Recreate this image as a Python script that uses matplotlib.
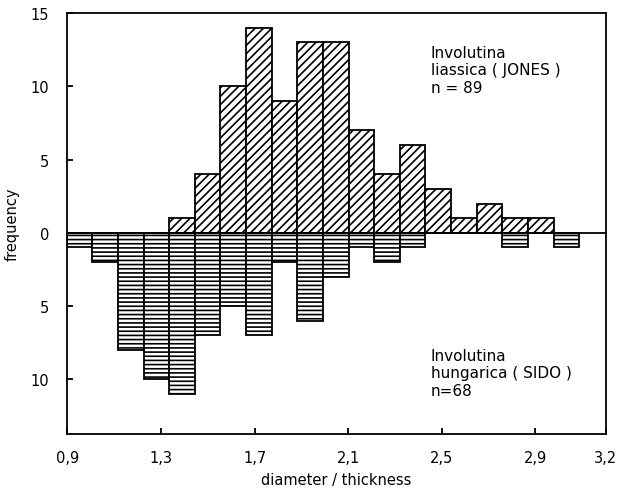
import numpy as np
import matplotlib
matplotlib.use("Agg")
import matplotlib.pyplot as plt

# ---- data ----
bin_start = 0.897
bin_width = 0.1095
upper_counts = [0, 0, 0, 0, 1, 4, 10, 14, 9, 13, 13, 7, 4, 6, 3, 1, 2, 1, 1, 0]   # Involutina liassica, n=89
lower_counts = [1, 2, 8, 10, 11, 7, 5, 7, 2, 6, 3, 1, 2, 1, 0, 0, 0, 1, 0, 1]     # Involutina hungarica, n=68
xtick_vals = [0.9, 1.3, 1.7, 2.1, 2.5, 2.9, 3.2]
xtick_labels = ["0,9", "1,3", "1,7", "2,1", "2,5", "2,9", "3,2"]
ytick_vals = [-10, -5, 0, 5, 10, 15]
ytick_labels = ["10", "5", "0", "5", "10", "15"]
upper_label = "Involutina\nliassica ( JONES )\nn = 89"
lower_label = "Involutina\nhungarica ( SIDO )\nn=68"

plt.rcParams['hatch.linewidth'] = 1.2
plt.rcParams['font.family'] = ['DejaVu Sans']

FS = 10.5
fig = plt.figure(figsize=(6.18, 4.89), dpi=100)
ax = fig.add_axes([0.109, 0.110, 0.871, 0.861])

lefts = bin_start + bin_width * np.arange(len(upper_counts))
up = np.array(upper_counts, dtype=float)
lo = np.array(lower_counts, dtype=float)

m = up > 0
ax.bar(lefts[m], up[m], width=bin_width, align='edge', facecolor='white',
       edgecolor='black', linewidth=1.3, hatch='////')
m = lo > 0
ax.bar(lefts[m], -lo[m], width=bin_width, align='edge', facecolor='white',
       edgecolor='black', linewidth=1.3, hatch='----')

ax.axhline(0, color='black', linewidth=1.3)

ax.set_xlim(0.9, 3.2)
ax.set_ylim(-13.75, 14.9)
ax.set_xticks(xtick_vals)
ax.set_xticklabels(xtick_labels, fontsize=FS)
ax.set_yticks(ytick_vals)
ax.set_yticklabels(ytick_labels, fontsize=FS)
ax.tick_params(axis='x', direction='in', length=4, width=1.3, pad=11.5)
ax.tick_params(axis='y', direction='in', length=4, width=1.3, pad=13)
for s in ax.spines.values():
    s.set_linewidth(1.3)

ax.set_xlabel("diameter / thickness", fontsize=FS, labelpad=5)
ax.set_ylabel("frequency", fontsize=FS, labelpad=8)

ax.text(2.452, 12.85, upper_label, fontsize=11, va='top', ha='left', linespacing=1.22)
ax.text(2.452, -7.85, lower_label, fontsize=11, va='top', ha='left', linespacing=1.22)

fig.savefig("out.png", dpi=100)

What you will do
Omit every picture, then repeat the remaining data exactly as it appears above.

Problem solution
Recreate this image as a Python script that uses matplotlib.
import numpy as np
import matplotlib
matplotlib.use("Agg")
import matplotlib.pyplot as plt

# ---- data ----
bin_start = 0.897
bin_width = 0.1095
upper_counts = [0, 0, 0, 0, 1, 4, 10, 14, 9, 13, 13, 7, 4, 6, 3, 1, 2, 1, 1, 0]   # Involutina liassica, n=89
lower_counts = [1, 2, 8, 10, 11, 7, 5, 7, 2, 6, 3, 1, 2, 1, 0, 0, 0, 1, 0, 1]     # Involutina hungarica, n=68
xtick_vals = [0.9, 1.3, 1.7, 2.1, 2.5, 2.9, 3.2]
xtick_labels = ["0,9", "1,3", "1,7", "2,1", "2,5", "2,9", "3,2"]
ytick_vals = [-10, -5, 0, 5, 10, 15]
ytick_labels = ["10", "5", "0", "5", "10", "15"]
upper_label = "Involutina\nliassica ( JONES )\nn = 89"
lower_label = "Involutina\nhungarica ( SIDO )\nn=68"

plt.rcParams['hatch.linewidth'] = 1.2
plt.rcParams['font.family'] = ['DejaVu Sans']

FS = 10.5
fig = plt.figure(figsize=(6.18, 4.89), dpi=100)
ax = fig.add_axes([0.109, 0.110, 0.871, 0.861])

lefts = bin_start + bin_width * np.arange(len(upper_counts))
up = np.array(upper_counts, dtype=float)
lo = np.array(lower_counts, dtype=float)

m = up > 0
ax.bar(lefts[m], up[m], width=bin_width, align='edge', facecolor='white',
       edgecolor='black', linewidth=1.3, hatch='////')
m = lo > 0
ax.bar(lefts[m], -lo[m], width=bin_width, align='edge', facecolor='white',
       edgecolor='black', linewidth=1.3, hatch='----')

ax.axhline(0, color='black', linewidth=1.3)

ax.set_xlim(0.9, 3.2)
ax.set_ylim(-13.75, 14.9)
ax.set_xticks(xtick_vals)
ax.set_xticklabels(xtick_labels, fontsize=FS)
ax.set_yticks(ytick_vals)
ax.set_yticklabels(ytick_labels, fontsize=FS)
ax.tick_params(axis='x', direction='in', length=4, width=1.3, pad=11.5)
ax.tick_params(axis='y', direction='in', length=4, width=1.3, pad=13)
for s in ax.spines.values():
    s.set_linewidth(1.3)

ax.set_xlabel("diameter / thickness", fontsize=FS, labelpad=5)
ax.set_ylabel("frequency", fontsize=FS, labelpad=8)

ax.text(2.452, 12.85, upper_label, fontsize=11, va='top', ha='left', linespacing=1.22)
ax.text(2.452, -7.85, lower_label, fontsize=11, va='top', ha='left', linespacing=1.22)

fig.savefig("out.png", dpi=100)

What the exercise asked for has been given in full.